When we got back to Ulan Bator after spending a couple of days in the National Park we decided to go to a Cultural Show. Let’s face it we can all do with a little bit of that culture ‘stuff’ right? So we wandered off to find Tumen Ekh Song & Dance Ensemble which from reading online was a little hard to find but well worth the effort
Armed with a map and some directions written on it by the hotel staff we walked off to find the theatre. All I can say was all the people who have said that the place is hard to find are correct. This rather decrepit looking building is the one you are looking for.
There was a variety of Mongolian traditional performances during the show with Mongolian throat singing, music and dance all in traditional costumes.
The next morning we were not exactly in a blinding hurry since our train to Irkursk, Russia was not due to leave until 2115hrs. We’d arranged a late checkout from two of the rooms so we could shower and change before heading out for dinner then the train.
After check out of my room and dumping my bags in one of the other we ventured out once more this time walking through Sukhbaatar Square and had to admit that the Mongolian Parliament House is a little impressive with a huge bronze statue of Chinggis Khaan seated out the front.
We did try to go to the National Museum of Mongolia however as is sometimes the case when travelling off peak, er and wandering around on a Sunday, it was closed. Still next up we went to the Zanabazar Museum of Fine Arts with a collection of knives, pots, paintings, statues and carvings. Most of the displays had a short description in English which was a bonus although you can also purchase an audio guide which describes what you are seeing in great detail.
It was well and truly after lunch time by the time we left the museum so we wandered in the general direction of our next destination and walked into one of the first restaurants that we saw. Turned out to be filled with other tourists and with no tables free we promptly walked out and went further down the road. The next place we walked into had us and then a whole bunch of locals which was kind of refreshing and more up our alley. Mum & I shared a Mongolian Selection Platter which turned out to be very tasty. Now I’d read some bad comments on Mongolian food however everything we’d had while here has been really good (of course we didn’t try the fermented mares milk…).

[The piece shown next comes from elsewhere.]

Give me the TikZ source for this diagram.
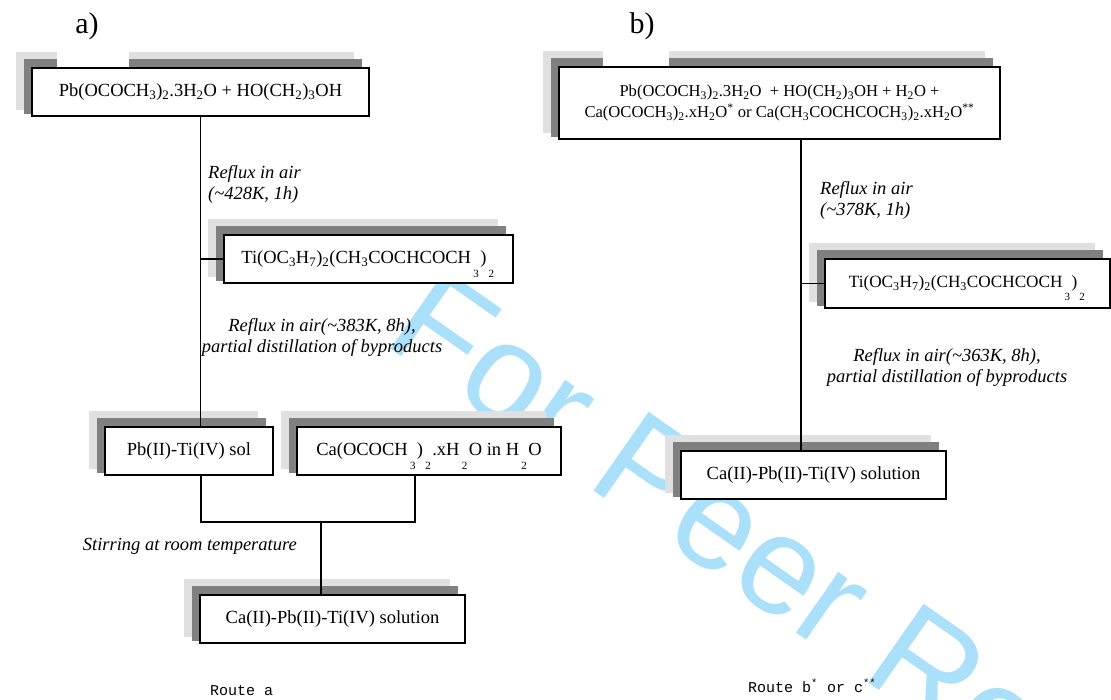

After lunch we finally made our way to the Gandan Monastery area where over 100 temples were built in the 19th century although apparently only a handful of the original buildings survived the religious purges in 1937. The Gandan Monastery today houses over 600 monks and is one of their most important monasteries.

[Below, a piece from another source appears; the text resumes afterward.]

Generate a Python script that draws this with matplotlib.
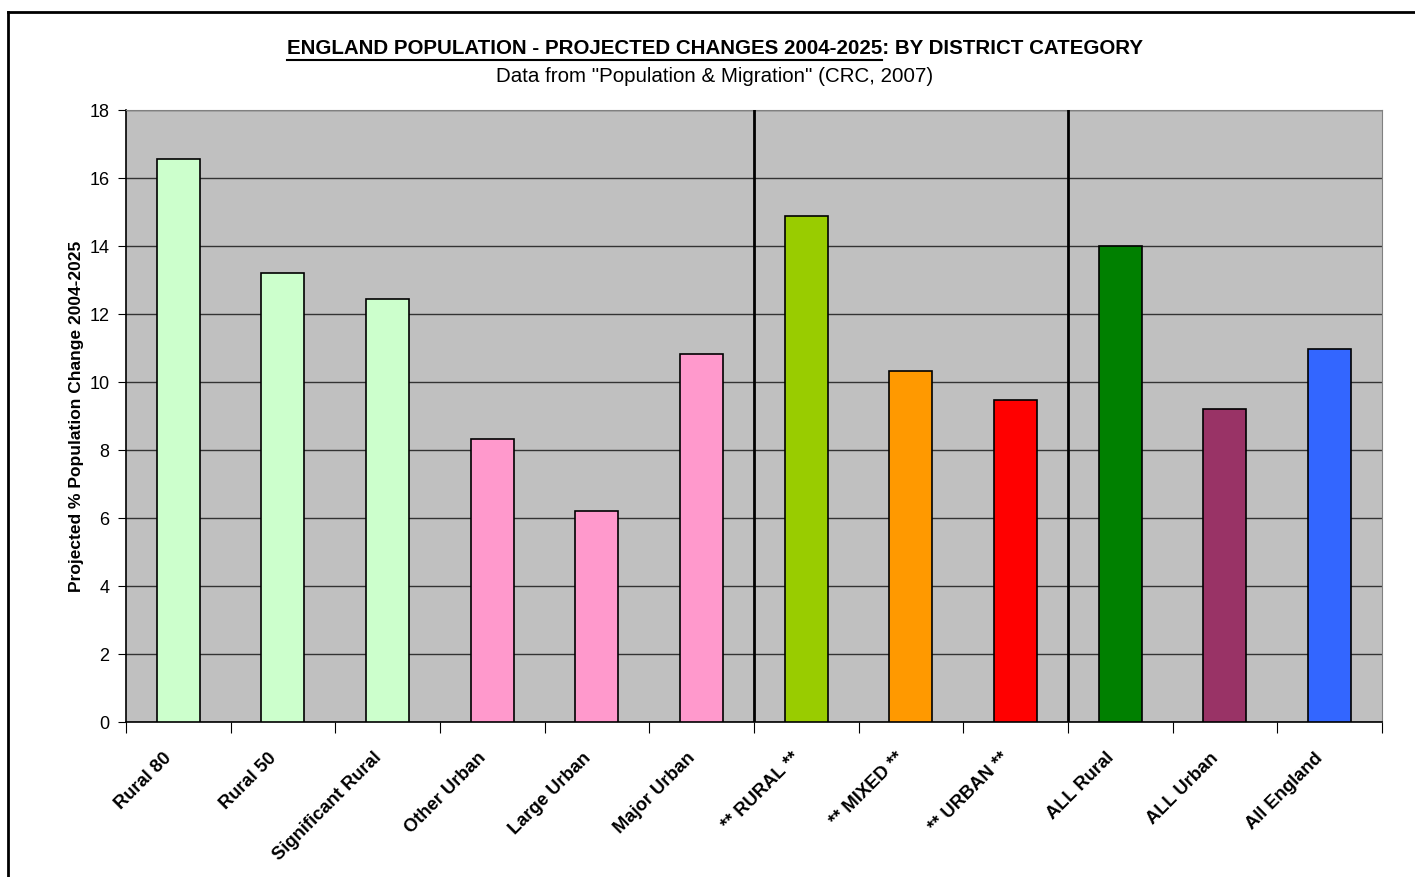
import matplotlib.pyplot as plt
import matplotlib.transforms as mtransforms
from matplotlib.lines import Line2D

# data
categories = ['Rural 80', 'Rural 50', 'Significant Rural', 'Other Urban',
              'Large Urban', 'Major Urban', '** RURAL **', '** MIXED **',
              '** URBAN **', 'ALL Rural', 'ALL Urban', 'All England']
values = [16.55, 13.2, 12.45, 8.32, 6.2, 10.82, 14.88, 10.32, 9.47, 14.0, 9.22, 10.97]
bar_colors = ['#CCFFCC', '#CCFFCC', '#CCFFCC', '#FF99CC', '#FF99CC', '#FF99CC',
              '#99CC00', '#FF9900', '#FF0000', '#008000', '#993366', '#3366FF']
group_breaks = [6.5, 9.5]
y_ticks = [0, 2, 4, 6, 8, 10, 12, 14, 16, 18]

plt.rcParams['font.family'] = ['Liberation Sans', 'DejaVu Sans']

fig = plt.figure(figsize=(14.15, 8.77), dpi=100)
ax = fig.add_axes([0.089, 0.1767, 0.8876, 0.6978])
ax.set_facecolor('#C0C0C0')

x = list(range(1, len(categories) + 1))
ax.set_axisbelow(True)
ax.yaxis.grid(True, color='#333333', linewidth=1)
ax.bar(x, values, width=0.41, color=bar_colors, edgecolor='black', linewidth=1.2, zorder=3)

for b in group_breaks:
    ax.axvline(b, color='black', linewidth=2, zorder=4)

ax.set_xlim(0.5, len(categories) + 0.5)
ax.set_ylim(0, 18)
ax.set_yticks(y_ticks)
ax.tick_params(axis='y', labelsize=13, length=6, direction='out', pad=6)

# ticks at category boundaries, labels at centres
ax.set_xticks([i + 0.5 for i in range(len(categories) + 1)])
ax.set_xticklabels([])
ax.tick_params(axis='x', which='major', length=8, direction='out')
ax.set_xticks(x, minor=True)
ax.set_xticklabels(categories, minor=True, rotation=45, ha='right', va='center',
                   rotation_mode='anchor', fontsize=13.2, fontweight='bold')
ax.tick_params(axis='x', which='minor', length=0, pad=24)
shift = mtransforms.ScaledTranslation(-9 / 100, 0, fig.dpi_scale_trans)
for lbl in ax.get_xticklabels(minor=True):
    lbl.set_transform(lbl.get_transform() + shift)

for s in ['top', 'right']:
    ax.spines[s].set_color('#808080')
ax.spines['left'].set_linewidth(1.2)
ax.spines['bottom'].set_linewidth(1.2)

ax.set_ylabel('Projected % Population Change 2004-2025', fontsize=12.5,
              fontweight='bold', labelpad=4)

# title, with the first part underlined
title_main = 'ENGLAND POPULATION - PROJECTED CHANGES 2004-2025'
title_rest = ': BY DISTRICT CATEGORY'
t = fig.text(0.505, 1 - 49 / 877, title_main + title_rest, ha='center', va='center',
             fontsize=14.8, fontweight='bold')
fig.text(0.505, 1 - 76 / 877, 'Data from "Population & Migration" (CRC, 2007)',
         ha='center', va='center', fontsize=14.8)

fig.canvas.draw()
r = fig.canvas.get_renderer()
full_bb = t.get_window_extent(r)
tmp = fig.text(0, 0, title_main, fontsize=14.8, fontweight='bold')
part_w = tmp.get_window_extent(r).width
tmp.remove()
W, H = fig.get_size_inches() * fig.dpi
uy = (full_bb.y0 - 1) / H
fig.add_artist(Line2D([full_bb.x0 / W, (full_bb.x0 + part_w) / W], [uy, uy],
                      color='black', linewidth=1.5))

# outer frame (left and top edges visible)
fig.add_artist(Line2D([8 / W, 8 / W], [0, 1 - 12 / H], color='black', linewidth=2))
fig.add_artist(Line2D([8 / W, 1], [1 - 12 / H, 1 - 12 / H], color='black', linewidth=2))

fig.savefig('out.png', dpi=100)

The original statue housed in the Migjid Janraisig Sum was carted away by the Russians in 1937. It’s replacement was dedicated in 1996, built with donations from Japan and Napal. It is an impressive sight walking into the building with the statue standing 26 meters high and made of copper with a gold covering.
By the time we made it out of the monastery time had flown by And it was time to head back to clean up, have some dinner and find our train for the next leg of our journey.